**What to do:**
Tally up the lines where the string "size" appears; reply with the number only.

=== Data ===

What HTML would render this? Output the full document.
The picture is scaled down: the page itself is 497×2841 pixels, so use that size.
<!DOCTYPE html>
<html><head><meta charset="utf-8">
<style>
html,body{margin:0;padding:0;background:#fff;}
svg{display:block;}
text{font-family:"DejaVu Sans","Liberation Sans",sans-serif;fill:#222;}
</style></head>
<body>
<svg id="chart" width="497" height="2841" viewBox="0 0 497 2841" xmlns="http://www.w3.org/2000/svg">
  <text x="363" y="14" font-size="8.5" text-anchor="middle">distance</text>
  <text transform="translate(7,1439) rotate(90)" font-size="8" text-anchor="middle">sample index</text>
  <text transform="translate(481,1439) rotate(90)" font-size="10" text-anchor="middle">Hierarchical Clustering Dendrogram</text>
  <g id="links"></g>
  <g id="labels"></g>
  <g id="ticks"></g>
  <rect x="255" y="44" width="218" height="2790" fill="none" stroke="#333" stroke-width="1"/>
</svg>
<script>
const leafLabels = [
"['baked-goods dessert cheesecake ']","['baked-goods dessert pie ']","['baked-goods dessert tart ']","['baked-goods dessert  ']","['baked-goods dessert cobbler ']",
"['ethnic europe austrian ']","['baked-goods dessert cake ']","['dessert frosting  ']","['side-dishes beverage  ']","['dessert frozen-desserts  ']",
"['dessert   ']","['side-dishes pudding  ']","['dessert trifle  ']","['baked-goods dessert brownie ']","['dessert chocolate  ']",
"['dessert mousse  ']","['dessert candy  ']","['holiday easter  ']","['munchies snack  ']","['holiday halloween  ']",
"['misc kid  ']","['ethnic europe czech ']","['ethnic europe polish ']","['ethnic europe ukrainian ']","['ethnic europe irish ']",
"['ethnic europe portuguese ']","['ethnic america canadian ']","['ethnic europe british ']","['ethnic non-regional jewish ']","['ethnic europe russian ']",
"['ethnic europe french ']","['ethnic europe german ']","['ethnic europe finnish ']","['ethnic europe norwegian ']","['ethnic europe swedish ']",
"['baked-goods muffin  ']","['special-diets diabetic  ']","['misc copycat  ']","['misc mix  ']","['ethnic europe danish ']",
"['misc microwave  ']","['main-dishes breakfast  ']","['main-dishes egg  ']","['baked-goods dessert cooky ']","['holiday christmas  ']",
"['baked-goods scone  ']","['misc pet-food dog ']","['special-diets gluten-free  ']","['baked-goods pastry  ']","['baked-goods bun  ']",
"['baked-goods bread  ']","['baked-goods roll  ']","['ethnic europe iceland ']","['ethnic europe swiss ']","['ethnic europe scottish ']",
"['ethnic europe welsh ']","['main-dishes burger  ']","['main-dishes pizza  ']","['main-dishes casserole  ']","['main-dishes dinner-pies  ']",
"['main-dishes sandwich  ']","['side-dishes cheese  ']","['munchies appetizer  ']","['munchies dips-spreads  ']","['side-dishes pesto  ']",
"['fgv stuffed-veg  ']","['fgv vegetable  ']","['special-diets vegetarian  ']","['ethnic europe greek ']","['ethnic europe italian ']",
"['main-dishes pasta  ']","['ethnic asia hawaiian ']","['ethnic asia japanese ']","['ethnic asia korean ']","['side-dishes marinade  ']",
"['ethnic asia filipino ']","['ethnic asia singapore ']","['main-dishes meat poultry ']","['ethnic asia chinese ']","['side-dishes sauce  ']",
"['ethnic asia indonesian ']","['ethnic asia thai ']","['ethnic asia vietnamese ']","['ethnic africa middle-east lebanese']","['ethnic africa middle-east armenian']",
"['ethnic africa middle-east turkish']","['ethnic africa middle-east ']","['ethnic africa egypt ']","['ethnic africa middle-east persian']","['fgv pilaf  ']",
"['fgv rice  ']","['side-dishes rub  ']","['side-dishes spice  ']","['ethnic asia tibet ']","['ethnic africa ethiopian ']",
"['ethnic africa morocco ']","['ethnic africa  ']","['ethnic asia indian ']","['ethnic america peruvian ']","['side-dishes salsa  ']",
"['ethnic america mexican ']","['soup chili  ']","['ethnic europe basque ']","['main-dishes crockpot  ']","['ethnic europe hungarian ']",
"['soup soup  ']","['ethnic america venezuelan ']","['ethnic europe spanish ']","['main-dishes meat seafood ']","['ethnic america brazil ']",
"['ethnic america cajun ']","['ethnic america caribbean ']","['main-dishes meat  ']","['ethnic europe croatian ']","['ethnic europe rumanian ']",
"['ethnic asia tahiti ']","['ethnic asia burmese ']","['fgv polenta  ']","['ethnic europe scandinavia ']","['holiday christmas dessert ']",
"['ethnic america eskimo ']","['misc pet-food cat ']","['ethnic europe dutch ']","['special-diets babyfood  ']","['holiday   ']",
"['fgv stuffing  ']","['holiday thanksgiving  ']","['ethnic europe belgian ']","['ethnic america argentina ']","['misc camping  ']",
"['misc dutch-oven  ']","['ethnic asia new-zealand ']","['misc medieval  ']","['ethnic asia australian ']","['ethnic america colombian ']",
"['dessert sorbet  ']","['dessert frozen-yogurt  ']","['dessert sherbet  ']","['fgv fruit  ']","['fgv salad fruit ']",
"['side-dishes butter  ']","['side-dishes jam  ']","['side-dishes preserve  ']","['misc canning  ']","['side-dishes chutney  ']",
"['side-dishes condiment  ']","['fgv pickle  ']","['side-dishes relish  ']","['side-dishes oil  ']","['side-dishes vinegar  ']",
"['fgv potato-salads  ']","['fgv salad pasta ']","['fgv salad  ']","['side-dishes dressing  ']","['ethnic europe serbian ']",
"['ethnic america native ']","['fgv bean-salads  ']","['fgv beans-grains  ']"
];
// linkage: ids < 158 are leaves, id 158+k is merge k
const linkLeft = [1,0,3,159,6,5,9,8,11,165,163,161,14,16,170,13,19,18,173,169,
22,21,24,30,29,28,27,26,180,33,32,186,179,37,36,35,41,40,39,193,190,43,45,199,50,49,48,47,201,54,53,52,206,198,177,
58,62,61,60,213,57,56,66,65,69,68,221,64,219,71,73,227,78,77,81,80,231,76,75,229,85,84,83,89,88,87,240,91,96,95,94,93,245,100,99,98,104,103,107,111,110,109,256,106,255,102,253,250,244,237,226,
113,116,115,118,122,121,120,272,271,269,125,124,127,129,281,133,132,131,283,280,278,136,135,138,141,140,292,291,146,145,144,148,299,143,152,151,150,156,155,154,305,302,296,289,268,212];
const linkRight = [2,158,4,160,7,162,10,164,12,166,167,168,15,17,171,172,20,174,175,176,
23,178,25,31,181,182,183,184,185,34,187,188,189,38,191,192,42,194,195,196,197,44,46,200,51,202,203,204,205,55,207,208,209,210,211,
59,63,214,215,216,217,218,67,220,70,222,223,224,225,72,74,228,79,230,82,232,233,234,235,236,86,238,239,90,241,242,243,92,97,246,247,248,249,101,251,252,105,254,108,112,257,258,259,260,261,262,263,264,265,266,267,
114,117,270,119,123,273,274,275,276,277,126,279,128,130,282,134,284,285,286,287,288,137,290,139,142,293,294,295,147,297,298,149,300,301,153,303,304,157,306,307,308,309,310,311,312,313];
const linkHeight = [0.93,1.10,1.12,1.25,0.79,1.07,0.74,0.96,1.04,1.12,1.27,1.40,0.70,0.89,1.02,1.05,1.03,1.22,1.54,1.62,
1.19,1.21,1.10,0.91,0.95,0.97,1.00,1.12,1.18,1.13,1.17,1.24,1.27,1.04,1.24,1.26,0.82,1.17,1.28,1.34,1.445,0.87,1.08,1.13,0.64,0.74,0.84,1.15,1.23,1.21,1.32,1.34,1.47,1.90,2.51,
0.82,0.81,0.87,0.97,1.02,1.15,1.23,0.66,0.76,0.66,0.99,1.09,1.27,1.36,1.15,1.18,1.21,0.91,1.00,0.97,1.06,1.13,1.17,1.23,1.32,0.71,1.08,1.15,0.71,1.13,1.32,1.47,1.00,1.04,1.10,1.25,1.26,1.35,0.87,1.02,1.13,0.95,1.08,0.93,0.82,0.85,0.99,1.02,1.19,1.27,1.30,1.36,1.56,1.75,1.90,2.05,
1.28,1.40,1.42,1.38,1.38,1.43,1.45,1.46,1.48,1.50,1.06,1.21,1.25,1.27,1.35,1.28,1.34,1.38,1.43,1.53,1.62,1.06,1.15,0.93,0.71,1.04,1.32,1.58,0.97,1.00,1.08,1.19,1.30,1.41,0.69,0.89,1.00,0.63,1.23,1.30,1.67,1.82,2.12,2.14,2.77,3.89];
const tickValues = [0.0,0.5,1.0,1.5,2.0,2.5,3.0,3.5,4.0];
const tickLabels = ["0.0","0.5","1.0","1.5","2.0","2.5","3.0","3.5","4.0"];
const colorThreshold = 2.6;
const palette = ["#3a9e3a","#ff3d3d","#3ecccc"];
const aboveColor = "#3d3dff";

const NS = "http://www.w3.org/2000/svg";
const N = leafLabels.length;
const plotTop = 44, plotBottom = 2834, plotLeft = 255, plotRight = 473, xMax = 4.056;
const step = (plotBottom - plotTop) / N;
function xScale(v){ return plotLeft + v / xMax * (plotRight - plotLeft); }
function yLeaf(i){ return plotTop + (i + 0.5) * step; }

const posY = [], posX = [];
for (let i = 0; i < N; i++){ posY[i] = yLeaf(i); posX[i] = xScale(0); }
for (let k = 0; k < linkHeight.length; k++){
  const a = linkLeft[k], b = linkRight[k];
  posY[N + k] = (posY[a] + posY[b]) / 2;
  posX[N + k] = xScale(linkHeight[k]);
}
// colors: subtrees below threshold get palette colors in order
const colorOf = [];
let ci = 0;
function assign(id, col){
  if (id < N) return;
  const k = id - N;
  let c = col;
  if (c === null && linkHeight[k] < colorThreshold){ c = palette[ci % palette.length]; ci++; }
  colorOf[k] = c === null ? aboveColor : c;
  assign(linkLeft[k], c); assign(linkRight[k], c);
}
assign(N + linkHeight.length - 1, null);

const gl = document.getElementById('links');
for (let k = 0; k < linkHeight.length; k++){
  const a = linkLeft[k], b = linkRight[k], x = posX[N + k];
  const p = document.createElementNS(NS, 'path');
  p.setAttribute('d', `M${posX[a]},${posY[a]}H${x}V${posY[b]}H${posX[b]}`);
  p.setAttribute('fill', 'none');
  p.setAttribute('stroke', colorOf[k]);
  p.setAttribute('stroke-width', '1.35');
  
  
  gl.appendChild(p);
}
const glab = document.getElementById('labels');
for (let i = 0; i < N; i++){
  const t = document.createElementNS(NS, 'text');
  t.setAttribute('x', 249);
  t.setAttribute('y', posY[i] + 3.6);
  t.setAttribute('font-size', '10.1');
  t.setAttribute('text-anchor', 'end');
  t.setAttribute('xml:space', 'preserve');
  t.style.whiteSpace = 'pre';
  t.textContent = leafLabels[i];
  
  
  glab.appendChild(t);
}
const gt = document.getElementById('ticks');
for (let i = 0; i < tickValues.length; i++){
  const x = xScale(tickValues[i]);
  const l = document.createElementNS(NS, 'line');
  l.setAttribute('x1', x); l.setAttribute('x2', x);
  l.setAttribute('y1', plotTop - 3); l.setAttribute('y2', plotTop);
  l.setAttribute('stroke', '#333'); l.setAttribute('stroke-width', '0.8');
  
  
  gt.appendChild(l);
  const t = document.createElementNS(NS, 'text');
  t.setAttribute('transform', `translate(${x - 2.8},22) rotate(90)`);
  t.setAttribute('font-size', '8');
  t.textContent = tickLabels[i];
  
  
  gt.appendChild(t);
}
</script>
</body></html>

===

**Correct answer:**
6